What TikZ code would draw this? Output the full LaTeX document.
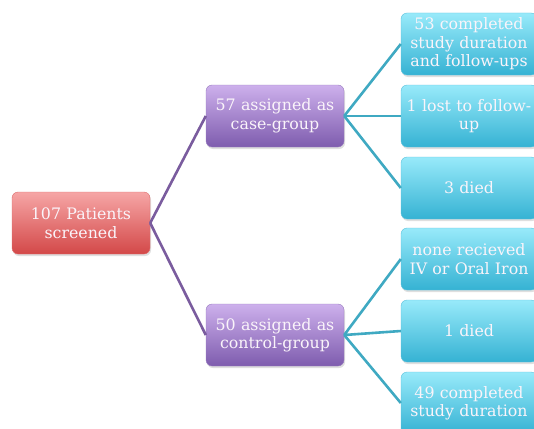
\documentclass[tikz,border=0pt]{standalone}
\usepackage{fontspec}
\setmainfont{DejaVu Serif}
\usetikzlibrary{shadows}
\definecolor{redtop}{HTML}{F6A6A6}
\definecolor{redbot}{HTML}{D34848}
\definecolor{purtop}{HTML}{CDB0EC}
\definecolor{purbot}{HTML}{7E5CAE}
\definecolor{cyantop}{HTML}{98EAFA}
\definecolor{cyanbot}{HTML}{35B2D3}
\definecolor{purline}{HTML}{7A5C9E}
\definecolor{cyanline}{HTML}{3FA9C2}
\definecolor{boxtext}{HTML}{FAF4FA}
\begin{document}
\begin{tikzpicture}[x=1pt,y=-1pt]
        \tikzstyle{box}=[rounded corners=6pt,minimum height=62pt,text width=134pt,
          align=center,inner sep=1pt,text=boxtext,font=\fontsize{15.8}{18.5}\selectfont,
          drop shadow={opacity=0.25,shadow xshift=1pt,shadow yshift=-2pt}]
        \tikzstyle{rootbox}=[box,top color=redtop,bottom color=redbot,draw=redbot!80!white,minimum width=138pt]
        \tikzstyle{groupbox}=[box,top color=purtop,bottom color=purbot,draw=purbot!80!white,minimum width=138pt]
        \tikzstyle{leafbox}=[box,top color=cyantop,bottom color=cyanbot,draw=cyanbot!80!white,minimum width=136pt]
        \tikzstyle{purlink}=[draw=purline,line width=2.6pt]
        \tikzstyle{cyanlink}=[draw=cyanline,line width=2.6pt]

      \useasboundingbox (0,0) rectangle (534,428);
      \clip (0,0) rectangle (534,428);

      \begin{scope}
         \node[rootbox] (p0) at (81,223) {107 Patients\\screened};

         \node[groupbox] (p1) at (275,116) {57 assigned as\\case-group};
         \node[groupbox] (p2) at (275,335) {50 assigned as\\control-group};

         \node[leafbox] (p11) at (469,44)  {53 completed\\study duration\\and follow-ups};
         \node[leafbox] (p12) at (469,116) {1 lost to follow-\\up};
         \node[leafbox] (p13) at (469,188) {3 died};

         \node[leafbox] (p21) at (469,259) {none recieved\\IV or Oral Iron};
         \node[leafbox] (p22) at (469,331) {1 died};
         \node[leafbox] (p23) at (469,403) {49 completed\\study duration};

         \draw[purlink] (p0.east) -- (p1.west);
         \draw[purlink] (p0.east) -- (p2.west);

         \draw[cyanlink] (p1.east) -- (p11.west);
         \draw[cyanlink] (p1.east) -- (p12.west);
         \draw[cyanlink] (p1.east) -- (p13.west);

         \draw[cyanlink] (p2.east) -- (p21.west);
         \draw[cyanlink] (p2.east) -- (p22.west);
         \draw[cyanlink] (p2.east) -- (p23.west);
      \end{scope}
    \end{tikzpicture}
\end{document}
§
> [Task to complete]
Restate only the lines running from the start of the material above through the line containing "(p1.east) -- (p13.west);", ends included. No pictures.

> [Response to the task]
What TikZ code would draw this? Output the full LaTeX document.
\documentclass[tikz,border=0pt]{standalone}
\usepackage{fontspec}
\setmainfont{DejaVu Serif}
\usetikzlibrary{shadows}
\definecolor{redtop}{HTML}{F6A6A6}
\definecolor{redbot}{HTML}{D34848}
\definecolor{purtop}{HTML}{CDB0EC}
\definecolor{purbot}{HTML}{7E5CAE}
\definecolor{cyantop}{HTML}{98EAFA}
\definecolor{cyanbot}{HTML}{35B2D3}
\definecolor{purline}{HTML}{7A5C9E}
\definecolor{cyanline}{HTML}{3FA9C2}
\definecolor{boxtext}{HTML}{FAF4FA}
\begin{document}
\begin{tikzpicture}[x=1pt,y=-1pt]
        \tikzstyle{box}=[rounded corners=6pt,minimum height=62pt,text width=134pt,
          align=center,inner sep=1pt,text=boxtext,font=\fontsize{15.8}{18.5}\selectfont,
          drop shadow={opacity=0.25,shadow xshift=1pt,shadow yshift=-2pt}]
        \tikzstyle{rootbox}=[box,top color=redtop,bottom color=redbot,draw=redbot!80!white,minimum width=138pt]
        \tikzstyle{groupbox}=[box,top color=purtop,bottom color=purbot,draw=purbot!80!white,minimum width=138pt]
        \tikzstyle{leafbox}=[box,top color=cyantop,bottom color=cyanbot,draw=cyanbot!80!white,minimum width=136pt]
        \tikzstyle{purlink}=[draw=purline,line width=2.6pt]
        \tikzstyle{cyanlink}=[draw=cyanline,line width=2.6pt]

      \useasboundingbox (0,0) rectangle (534,428);
      \clip (0,0) rectangle (534,428);

      \begin{scope}
         \node[rootbox] (p0) at (81,223) {107 Patients\\screened};

         \node[groupbox] (p1) at (275,116) {57 assigned as\\case-group};
         \node[groupbox] (p2) at (275,335) {50 assigned as\\control-group};

         \node[leafbox] (p11) at (469,44)  {53 completed\\study duration\\and follow-ups};
         \node[leafbox] (p12) at (469,116) {1 lost to follow-\\up};
         \node[leafbox] (p13) at (469,188) {3 died};

         \node[leafbox] (p21) at (469,259) {none recieved\\IV or Oral Iron};
         \node[leafbox] (p22) at (469,331) {1 died};
         \node[leafbox] (p23) at (469,403) {49 completed\\study duration};

         \draw[purlink] (p0.east) -- (p1.west);
         \draw[purlink] (p0.east) -- (p2.west);

         \draw[cyanlink] (p1.east) -- (p11.west);
         \draw[cyanlink] (p1.east) -- (p12.west);
         \draw[cyanlink] (p1.east) -- (p13.west);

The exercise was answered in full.